Online service providers will "exploit" any "loopholes" left in legislation which aims to make the internet safer for children, an Oireachtas committee has heard.

Professor Conor O'Mahony, Special Rapporteur on Child Protection Representatives from the National Bullying Centre, specifically referenced online gambling firms targetitng children.

He noted that the "digital environment is largely unregulated in Ireland at the moment".

There are "increasing risks of cyber bullying, exposure to harmful material" and "abuse", he said.

Professor O'Mahony welcomed the proposed bill as "broadly" going in the right direction, but said it needs to go "a little bit further" in certain respects.

The Joint Committee on Media, Tourism, Arts, Culture, Sport and the Gaeltacht is conducting pre-legislative scrutiny of the general scheme of the Online Safety and Media Regulation Bill.

Professor O'Mahony said online advertising carries specific risks for children, including profiling, which the UN says needs to be regulated.

He added that legislation dealing with advertising in other media might not have the detail necessary to deal with these issues.

Several expert witnesses called for the appointment of a Commissioner for Media Pluralism, to ensure a vibrant online media environment in Ireland.

They also asked that the committee ensure that the legislation includes an explicit commitment to the appointment of an Online Safety Commissioner.

Dr Karen McAuley, Head of Policy at the Children's Ombudsman, said the bill represents a "significant opportunity" to regulate the online environment but agreed that improvements to it are needed.

The experts also emphasised the need for an individual complaint mechanism, which would allow for the removal of material.

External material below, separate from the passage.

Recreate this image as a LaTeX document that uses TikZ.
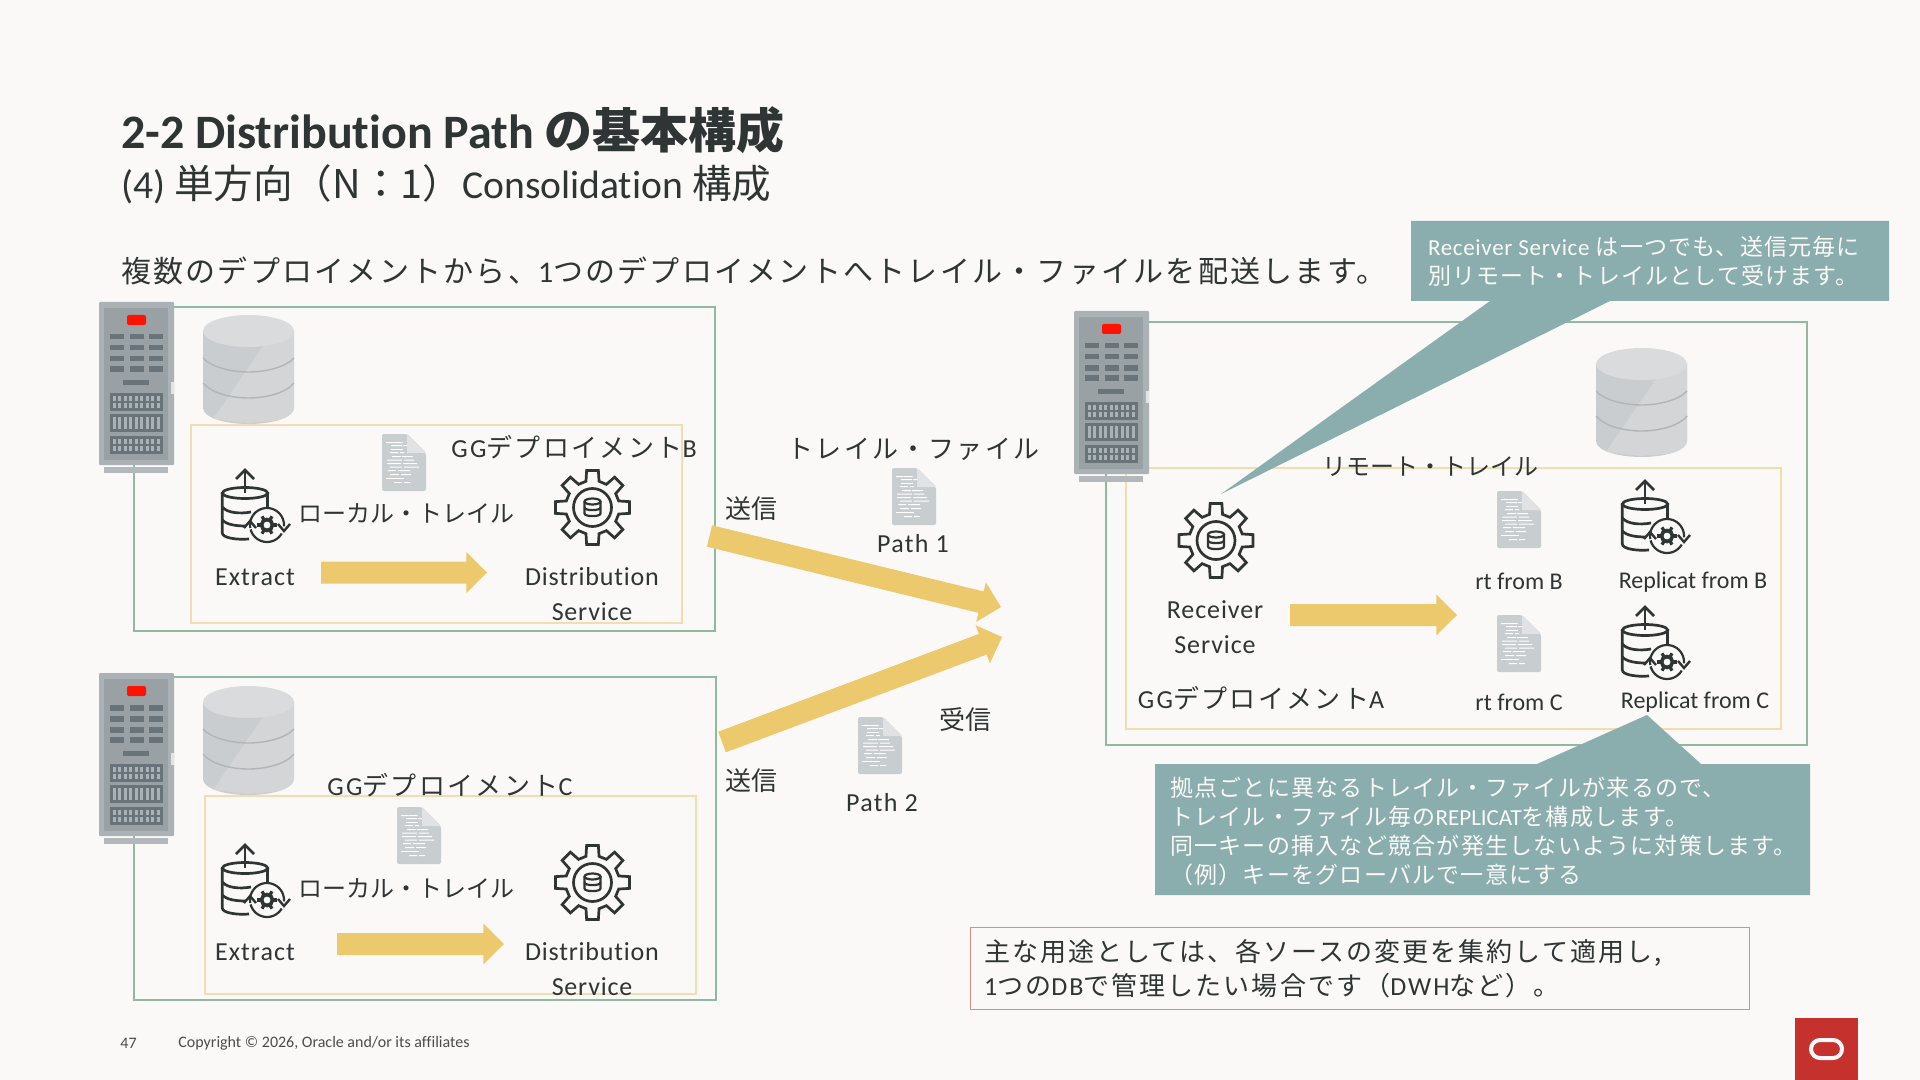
\documentclass[tikz,border=0pt]{standalone}
\usepackage{fontspec}
\usetikzlibrary{calc}
\setmainfont{Carlito}[Ligatures=NoCommon]
\newfontfamily\jf{Noto Sans CJK JP}
\def\jls{}
\newcommand\J[1]{{\jf\jls #1}}
\newcommand\Sz[3]{\fontsize{#1}{#2}\selectfont\def\jls{\addfontfeature{LetterSpace=#3}}\jls}
\newcommand\Tight[2]{{\addfontfeature{LetterSpace=#1}#2}}
\definecolor{bgc}{HTML}{FBF9F8}
\definecolor{ink}{HTML}{2F3434}
\definecolor{frameg}{HTML}{8FB9A0}
\definecolor{frameo}{HTML}{F3DDB0}
\definecolor{flowc}{HTML}{EDC96E}
\definecolor{teal}{HTML}{89AEAD}
\definecolor{redl}{HTML}{DC8C86}
\definecolor{orared}{HTML}{C5322E}
\definecolor{srvo}{HTML}{ABB2B5}
\definecolor{srvi}{HTML}{99A1A5}
\definecolor{srvd}{HTML}{69747A}
\definecolor{srvb}{HTML}{B2B8BB}
\definecolor{docc}{HTML}{C8CDD0}
\definecolor{docf}{HTML}{E0E3E5}
\definecolor{dbtop}{HTML}{D9DBDD}
\definecolor{dbleft}{HTML}{CACDCF}
\definecolor{dbright}{HTML}{D3D5D7}
\definecolor{dbband}{HTML}{B0B5B7}
\newcommand\FlowArrow[2]{%
  \coordinate (hb) at ($(#2)!\fhl!(#1)$);
  \fill[flowc] ($(#1)!\fbw!90:(#2)$) -- ($(hb)!\fbw!90:(#2)$) -- ($(hb)!\fhw!90:(#2)$) -- (#2)
    -- ($(hb)!\fhw!-90:(#2)$) -- ($(hb)!\fbw!-90:(#2)$) -- ($(#1)!\fbw!-90:(#2)$) -- cycle;}
\def\fbw{5.5pt}\def\fhw{10.2pt}\def\fhl{10.3pt}
\tikzset{
  x=0.5pt,y=-0.5pt,
  lab/.style={inner sep=0pt,text=ink,outer sep=0pt},
  wlab/.style={inner sep=0pt,text=bgc,outer sep=0pt},
  gframe/.style={draw=frameg,line width=1.4pt},
  oframe/.style={draw=frameo,line width=0.6pt},
  icon/.style={draw=ink,line width=1.35pt,line join=miter},
  serverpic/.pic={
    \fill[srvo,rounded corners=0.5pt] (0,0) rectangle (75,163);
    \fill[srvi] (5,6) rectangle (69,158);
    \fill[srvb] (5,165) rectangle (69,171);
    \fill[bgc!70!srvo] (72,80) rectangle (75,92);
    \fill[red!85!orange,rounded corners=1pt] (28,13) rectangle (47,23);
    \foreach \r in {32,43,54,64}{
      \foreach \c in {11,31,50}{\fill[srvd] (\c,\r) rectangle ++(14,5.5);}}
    \fill[srvd] (24,78) rectangle (50,83);
    \fill[srvd] (11,91) rectangle (64,109);
    \fill[srvd] (11,112) rectangle (64,130);
    \fill[srvd] (11,134) rectangle (64,152);
    \foreach \c in {0,...,8}{
      \fill[srvo] ({13.5+\c*5.5},94) rectangle ++(3.4,4.5);
      \fill[srvo] ({13.5+\c*5.5},101) rectangle ++(3.4,4.5);
      \fill[srvo] ({13.5+\c*5.5},115) rectangle ++(3,12);
      \fill[srvo] ({13.5+\c*5.5},137) rectangle ++(3.4,4.5);
      \fill[srvo] ({13.5+\c*5.5},144) rectangle ++(3.4,4.5);}
  },
  dbpic/.pic={
    \path[fill=dbleft] (0,16) -- (0,93) .. controls (0,102) and (20,109) .. (45.5,109) .. controls (71,109) and (91,102) .. (91,93) -- (91,16) -- cycle;
    \begin{scope}
      \clip (0,16) -- (0,93) .. controls (0,102) and (20,109) .. (45.5,109) .. controls (71,109) and (91,102) .. (91,93) -- (91,16) -- cycle;
      \fill[dbright] (62,28) -- (91,14) -- (91,104) -- (45,108) -- (10,104) -- cycle;
    \end{scope}
    \fill[dbtop] (45.5,16) ellipse[x radius=45.5,y radius=16];
    \draw[dbband,line width=0.7pt] (0,43) .. controls (8,52) and (28,57) .. (45.5,57) .. controls (63,57) and (83,52) .. (91,43);
    \draw[dbband,line width=0.7pt] (0,68) .. controls (8,78) and (28,83) .. (45.5,83) .. controls (63,83) and (83,78) .. (91,68);
  },
  docpic/.pic={
    \fill[docc,rounded corners=1pt] (0,0) -- (25,0) -- (44,19) -- (44,57) -- (0,57) -- cycle;
    \fill[docf] (25,0) -- (44,19) -- (25,19) -- cycle;
    \fill[white] (4,8) rectangle ++(7,1) (11.5,8) rectangle ++(9,1);
    \fill[white] (9,11) rectangle ++(11,1) (21,11) rectangle ++(4,1);
    \fill[white] (9,14.5) rectangle ++(12,1);
    \fill[white] (8,18) rectangle ++(8,1) (18,18) rectangle ++(4,1);
    \fill[white] (10,22) rectangle ++(9,1) (20,22) rectangle ++(11,1);
    \fill[white] (5,25.5) rectangle ++(15,1) (22,25.5) rectangle ++(10,1);
    \fill[white] (5,29) rectangle ++(14,1) (21,29) rectangle ++(14,1);
    \fill[white] (8,32.5) rectangle ++(12,1) (22,32.5) rectangle ++(15,1);
    \fill[white] (6,36) rectangle ++(8,1) (16,36) rectangle ++(12,1);
    \fill[white] (8,40) rectangle ++(9,1) (19,40) rectangle ++(10,1);
    \fill[white] (4,44) rectangle ++(18,1);
    \fill[white] (12,48) rectangle ++(8,1) (22,48) rectangle ++(6,1);
  },
  gearpic/.pic={
    \draw[icon] (-14:27) \foreach \a in {0,45,...,315} { -- (\a-14:27) -- (\a-9:37.5) -- (\a+9:37.5) -- (\a+14:27) } -- cycle;
    \draw[icon] (0,0) circle[radius=19];
    \draw[icon,line width=1.1pt] (-8,-6) -- (-8,6) .. controls (-8,9.5) and (8,9.5) .. (8,6) -- (8,-6);
    \draw[icon,line width=1.1pt] (0,-6) ellipse[x radius=8,y radius=3];
    \draw[icon,line width=1.1pt] (-8,0) .. controls (-8,3.5) and (8,3.5) .. (8,0);
  },
  extractpic/.pic={
    \draw[icon] (30,28) -- (30,5);
    \draw[icon] (21,14) -- (30,5) -- (39,14);
    \draw[icon] (30,28) ellipse[x radius=22.7,y radius=5.5];
    \draw[icon] (7.3,28) -- (7.3,68) .. controls (7.3,73) and (22,75) .. (34,74);
    \draw[icon] (52.7,28) -- (52.7,44);
    \draw[icon] (7.3,42) .. controls (12,48) and (25,49) .. (36,47);
    \draw[icon] (7.3,55) .. controls (12,60) and (22,61) .. (31,61);
    \draw[icon,line width=1.1pt] plot[domain=190:-5,samples=24] ({52+17*cos(\x)},{60-17*sin(\x)});
    \draw[icon,line width=1.1pt] plot[domain=-30:-165,samples=20] ({52+17*cos(\x)},{60-17*sin(\x)});
    \draw[icon,line width=1.2pt] (29,63) -- (35,56) -- (41,63);
    \draw[icon,line width=1.2pt] (63,59) -- (69,66) -- (75,59);
    \draw[ink,line width=1.8pt] (52,60) circle[radius=5.5];
    \foreach \a in {0,60,...,300}{\draw[ink,line width=1.6pt] ($(52,60)+(\a:5)$) -- ($(52,60)+(\a:10)$);}
  },
}
\begin{document}
\begin{tikzpicture}
\useasboundingbox (0,0) rectangle (1920,1080);
\fill[bgc] (0,0) rectangle (1920,1080);

% title
\node[lab,anchor=base west] (title) at (121,149) {\Sz{24}{28}{0}\bfseries 2-2 Distribution Path \J{の基本構成}};
\node[lab,anchor=base west] (subtitle) at (121,199) {\Sz{19.8}{24}{0}(4) \J{単方向（N：1）}Consolidation \J{構成}};
\node[lab,anchor=base west] (intro) at (121,283) {\Sz{15}{18}{7.5}\J{複数のデプロイメントから、}1\J{つのデプロイメントへトレイル・ファイルを配送します。}};

% frames B
\draw[gframe] (134,307) rectangle (715,631);
\draw[oframe] (191,425) rectangle (682,623);
% frames C
\draw[gframe] (134,677) rectangle (716,1000);
\draw[oframe] (205,796) rectangle (696,994);
% frames A
\draw[gframe] (1106,322) rectangle (1807,745);
\draw[oframe] (1126,468) rectangle (1781,729);

% servers and databases
\pic (srvb) at (99,302) {serverpic};
\pic (srvc) at (99,673) {serverpic};
\pic (srva) at (1074,311) {serverpic};
\pic (dbb) at (203,315) {dbpic};
\pic (dbc) at (203,686) {dbpic};
\pic (dba) at (1596,348) {dbpic};

% documents
\pic (docb) at (382,434) {docpic};
\pic (docc1) at (397,807) {docpic};
\pic (docp1) at (892,468) {docpic};
\pic (docp2) at (858,717) {docpic};
\pic (docra) at (1497,491) {docpic};
\pic (docrb) at (1497,615) {docpic};

% icons
\pic (extb) at (215,465) {extractpic};
\pic (extc) at (215,840) {extractpic};
\pic (repb) at (1615,476) {extractpic};
\pic (repc) at (1615,602) {extractpic};
\pic (gearb) at (592.5,507.5) {gearpic};
\pic (gearc) at (592.5,882.5) {gearpic};
\pic (geara) at (1216,540.5) {gearpic};

% flow arrows
\coordinate (fb1) at (321,572.5); \coordinate (fb2) at (487,572.5);
\coordinate (fc1) at (337,944); \coordinate (fc2) at (504,944);
\coordinate (fa1) at (1290,615); \coordinate (fa2) at (1457,615);
\coordinate (p1a) at (709.5,536); \coordinate (p1b) at (1001,607);
\coordinate (p2a) at (722,742); \coordinate (p2b) at (1002,637);
\FlowArrow{fb1}{fb2}
\FlowArrow{fc1}{fc2}
\FlowArrow{fa1}{fa2}
\FlowArrow{p1a}{p1b}
\FlowArrow{p2a}{p2b}

% callouts
\fill[teal] (1411,221) -- (1889,221) -- (1889,301) -- (1610,301) -- (1221,494) -- (1490,301) -- (1411,301) -- cycle;
\fill[teal] (1155,764) -- (1537,764) -- (1647,715) -- (1701,764) -- (1810,764) -- (1810,895) -- (1155,895) -- cycle;
\node[wlab,anchor=west,align=left,font={\Sz{11.5}{14.5}{5}}] (note1) at (1428,261.5) {\Tight{3}{Receiver Service} \J{は一つでも、送信元毎に}\\\J{別リモート・トレイルとして受けます。}};
\node[wlab,anchor=west,align=left,font={\Sz{11.5}{14.5}{5.5}}] (note2) at (1170,831) {\J{拠点ごとに異なるトレイル・ファイルが来るので、}\\\J{トレイル・ファイル毎の}\Tight{0}{REPLICAT}\J{を構成します。}\\\J{同一キーの挿入など競合が発生しないように対策します。}\\\J{（例）キーをグローバルで一意にする}};

% red box
\draw[redl,line width=0.5pt,fill=bgc] (970,927) rectangle (1749,1009);
\node[lab,anchor=west,align=left,font={\Sz{13}{17}{8}}] (note3) at (984,969) {\J{主な用途としては、各ソースの変更を集約して適用し,}\\1\J{つの}DB\J{で管理したい場合です（}DWH\J{など）。}};

% labels B
\node[lab,font={\Sz{13}{16}{9}}] (gb) at (574,447) {GG\J{デプロイメント}B};
\node[lab,font={\Sz{12}{15}{0}}] (ltb) at (406.5,513) {\J{ローカル・トレイル}};
\node[lab,font={\Sz{13}{16}{4}}] (exb) at (255,577) {Extract};
\node[lab,align=center,font={\Sz{13}{17.5}{3}}] (dsb) at (592,594.5) {Distribution\\Service};
% labels C
\node[lab,font={\Sz{13}{16}{9}}] (gc) at (450,785) {GG\J{デプロイメント}C};
\node[lab,font={\Sz{12}{15}{0}}] (ltc) at (406.5,888) {\J{ローカル・トレイル}};
\node[lab,font={\Sz{13}{16}{4}}] (exc) at (255,952) {Extract};
\node[lab,align=center,font={\Sz{13}{17.5}{3}}] (dsc) at (592,969) {Distribution\\Service};
% middle labels
\node[lab,font={\Sz{13}{16}{0}}] (tx1) at (751.5,509) {\J{送信}};
\node[lab,font={\Sz{13}{16}{0}}] (tx2) at (751.5,781) {\J{送信}};
\node[lab,font={\Sz{13}{16}{0}}] (rx) at (965.5,720) {\J{受信}};
\node[lab,font={\Sz{13}{16}{8.5}}] (tf) at (913.5,449) {\J{トレイル・ファイル}};
\node[lab,font={\Sz{13}{16}{5}}] (pa1) at (913,544) {Path 1};
\node[lab,font={\Sz{13}{16}{5}}] (pa2) at (882,803) {Path 2};
% labels A
\node[lab,font={\Sz{12}{15}{0}}] (rt) at (1430,467) {\J{リモート・トレイル}};
\node[lab,align=center,font={\Sz{13}{17.5}{3.5}}] (rs) at (1215,627) {Receiver\\Service};
\node[lab,font={\Sz{13}{16}{9}}] (ga) at (1261,698) {GG\J{デプロイメント}A};
\node[lab,font={\Sz{12}{15}{0}}] (rtb) at (1519,581) {rt from B};
\node[lab,font={\Sz{12}{15}{0}}] (rtc) at (1519,702) {rt from C};
\node[lab,font={\Sz{12}{15}{0}}] (rpb) at (1693,582) {Replicat from B};
\node[lab,font={\Sz{12}{15}{0}}] (rpc) at (1695,702.5) {Replicat from C};

% footer
\node[anchor=west,inner sep=0pt,text=black!70,font={\Sz{8}{10}{0}}] (pg) at (120,1043) {47};
\node[anchor=west,inner sep=0pt,text=black!70,font={\Sz{8}{10}{0}}] (copy) at (178,1043) {Copyright © 2026, Oracle and/or its affiliates};

% logo
\fill[orared] (1795,1018) rectangle (1858,1080);
\draw[bgc,line width=2pt] (1820,1040) -- (1833,1040) arc[start angle=90,end angle=-90,radius=4.5pt] -- (1820,1058) arc[start angle=270,end angle=90,radius=4.5pt] -- cycle;
\end{tikzpicture}
\end{document}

Dr Eileen Culloty, DCU Institute of Future Media Democracy and Security, said the bill does not include measures to tackle disinformation, and asked that this be addressed.

Each online platform handles disinformation differently, she said, but added that we do not know how effective any of those measures are.

Online platforms have become integrated into our everyday lives, and while we treat them like public spaces, Dr Culloty warned, they are in fact private companies and can set their own terms and conditions.

Prof O'Mahony agreed with Ms McAuley's call for children to be consulted and said that children's views should be "properly considered" and "taken on board" in the process of finalising this legislation.

He advised ongoing contact with children to ensure that the legislation is kept relevant, into the future.

Prof O'Mahony also suggested that any fines that are levied on service providers might be used to provide support services for children who have experienced harm online.